Note: If the constant term is forced to
zero
then all models reported by the best subset procedure will omit the constant
term.
Click on Finish, and the output of multiple
linear regression is presented on a new Excel sheet.
In addition to standard regression output, XLMiner™ shows the best subsets --
one row for each model, showing the variables included in that model.

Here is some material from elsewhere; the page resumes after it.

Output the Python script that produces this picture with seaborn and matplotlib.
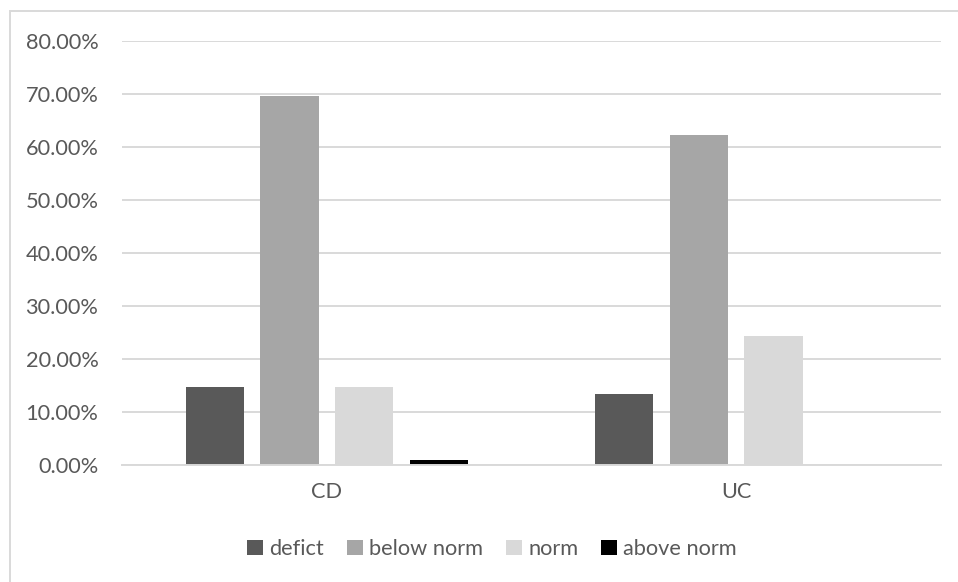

Of primary interest in a data-mining context will be the predicted and actual
values for each record, along with the residual (difference), shown here for the
training data set:
XLMiner™ also displays Total sum of squared errors summaries for the training and
validation data sets. The total sum of squared errors is the sum of the
squared errors (deviations between predicted and actual values) and the root
mean square error (square root of the average squared error). Average
error is typically very small, because positive prediction errors tend to be
counterbalanced by negative ones.
A variety of residual and collinearity diagnostics output is available if it
was selected earlier in the setting; this is useful for advanced users and is
explained above.
Choose Subset :
XLMiner™ displays a list of different models it
generated using the Best Subset selection it has performed. Since we have
selected 13 as the maximum size of subsets, it displays a list of Best Subset
models created using 1 to 13 variables.

See the Best Subset output above. Every model includes a constant term (since we
have not selected "Force constant term to zero" in Step 2 of 2) and one or more
variables as the other coefficients. We can use any of these models for further
analysis by clicking on the respective link "Choose Subset". The choice
of model depends on the calculated values of various error values and the
probability. The error values calculated are :- RSS -->
The residual sum of squares, or the sum of squared
deviations between the predicted probability of success and the actual value (1
or 0),
Cp --> Mallows Cp (Total squared error) is a
measure of the error in the best subset model, relative to the error
incorporating all variables. Adequate models are those for which Cp is roughly
equal to the number of parameters in the model (including the constant), and/or
Cp is at a minimum, R-Squared --> R-squared
Goodness-of-fit, Adj. R-Squared --> Adjusted R-Squared values.
"Probability" is a
quasi hypothesis test of the proposition that a given subset is acceptable; if
Probability < .05 we can rule out that subset.
XLMiner™ gives a list of variables present in that particular Choose Subset
selection on which we place the grabber hand. When we move the grabber hand way down in the Best Subset output sheet
shown above, we see the following.

The value of RSS reduces to a near minimum
as we go from 11 coefficients to 12. Cp also attains the minimum value. So these 12 coefficients (a constant and 11
variables) may be sufficient to fit a regression. Select the link of first
occurrence of 12 coefficients. This will enable the dialog - Multiple Linear
Regression - Step 1 of 2 with these selected 11 variables as the input
variables. We can then go ahead with steps to run Multiple Linear Regression
utility.
MLR_Stored_1 : XLMiner™ generates this sheet along with the
other outputs. Please refer to the
Stored Model Sheets for details.
Lift charts :
Lift charts are visual aids for
measuring model performance. They consist of
a lift curve and a baseline. The greater the area between the lift curve
and the baseline, the better the
model.
Method of drawing :
After the model is built using the
training data set, the model is used to score on the training data set and the
validation data set (if exists). Then the data set(s) are sorted using the
predicted output variable value (or predicted probability of success in the
logistic regression case). After sorting, the actual outcome values of the
output variable is cumulated and the lift curve is drawn as number of cases versus the cumulated
value. The baseline is drawn as number of cases versus the average of actual
output variable values multiplied by the number of cases.
The
decilewise lift curve is drawn as the decile number versus the cumulative actual output variable value divided by
the decile's average output variable value.